Dans quelle mesure cette approche a-t-elle fait son chemin chez les personnes auprès desquelles vous vouliez vous engager ?

Grâce à l’organisation non gouvernementale K Force Foundation, quelque 1 500 familles de Barkly et de Chebel produisent des légumes à la maison. L’idée a fait son chemin dans les écoles primaires. Grâce à Airports of Mauritius Ltd, nous avons pu toucher une douzaine d’écoles dans le Sud. Une dizaine d’écoles primaires des zones 1 et 2 l’ont été dans le cadre d’un programme de sensibilisation développé avec la contribution d’Emtel. Nous avons déjà mis en place un projet de ferme intégrée dans les écoles primaires de Cascavelle, de Bambous A et de cité Briqueterie.

Comment un projet de ferme intégrée se décline-t-il ?

L’institution qui veut œuvrer avec nous doit trouver une superficie pour aménager le projet.
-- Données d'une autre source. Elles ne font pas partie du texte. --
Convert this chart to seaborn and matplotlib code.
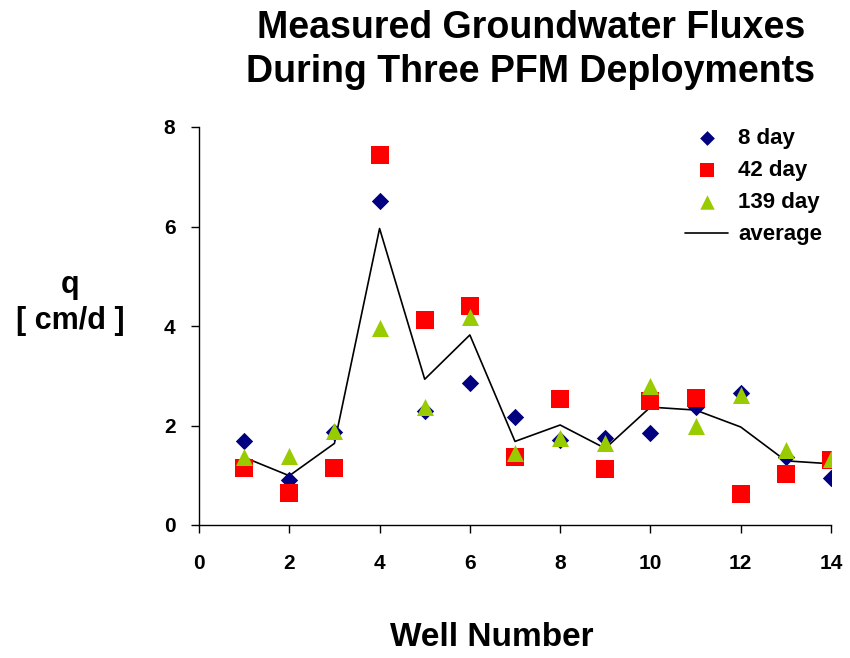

Nous fournissons le compost, une trentaine de bacs, des semences et des outils tels des arrosoirs et les condiments dont la menthe, le persil, le «cotomili» et le «brède Tom Pouce». L’institution a pour responsabilité de remplir les bacs de terre. Notre programme d’action prévoit également la distribution de plantes et de semences à une centaine d’écoliers ou d’élèves afin de sensibiliser les parents à la nécessité de produire leurs propres légumes selon des méthodes naturelles.

Avez-vous tenté l’expérience auprès des grosses entreprises du secteur privé ?

Il est réconfortant de constater qu’Omnicane a été favorable à une ouverture vers une approche agricole qui s’articule autour du respect et de la conservation de la biodiversité. Nous y avons développé un jardin intégré. L’autre initiative qui mérite d’être évoquée est celle réalisée conjointement par le MAA et Harel Mallac. Nous avons créé un jardin sur le toit d’un de ses bâtiments à Port-Louis. Ce programme a été développé dans le cadre de son Corporate Social Responsability. On peut imaginer ce qu’on pourrait faire si les propriétaires pouvaient développer un jardin intégré sur le toit de leurs bâtiments à Port-Louis.

Quelles sont les conditions indispensables pour étendre davantage le concept d’une approche agricole qui respecte les lois de la nature ?

Le recours éventuel à une approche agricole intégrée pourrait potentiellement contribuer à prévenir contre les maladies qu’on associe à tort ou à raison aux effets d’une utilisation abusive de produits chimiques. Il faut sensibiliser les étudiants en agriculture sur cette approche. À eux de choisir dans quelle filière ils s’engageront professionnellement. L’enseignement de l’agriculture comme matière devrait être inscrit au cursus scolaire. Pourquoi ne pas en profiter dans le cadre de la réforme du système éducatif du pays? Cette initiative permettra de développer chez l’enfant le respect de la terre et de ses produits. Les architectes peuvent apporter une contribution considérable sur ce plan. L’architecture des maisons devrait tenir compte de la possibilité de créer des espaces en vue d’aménager des jardins intégrés.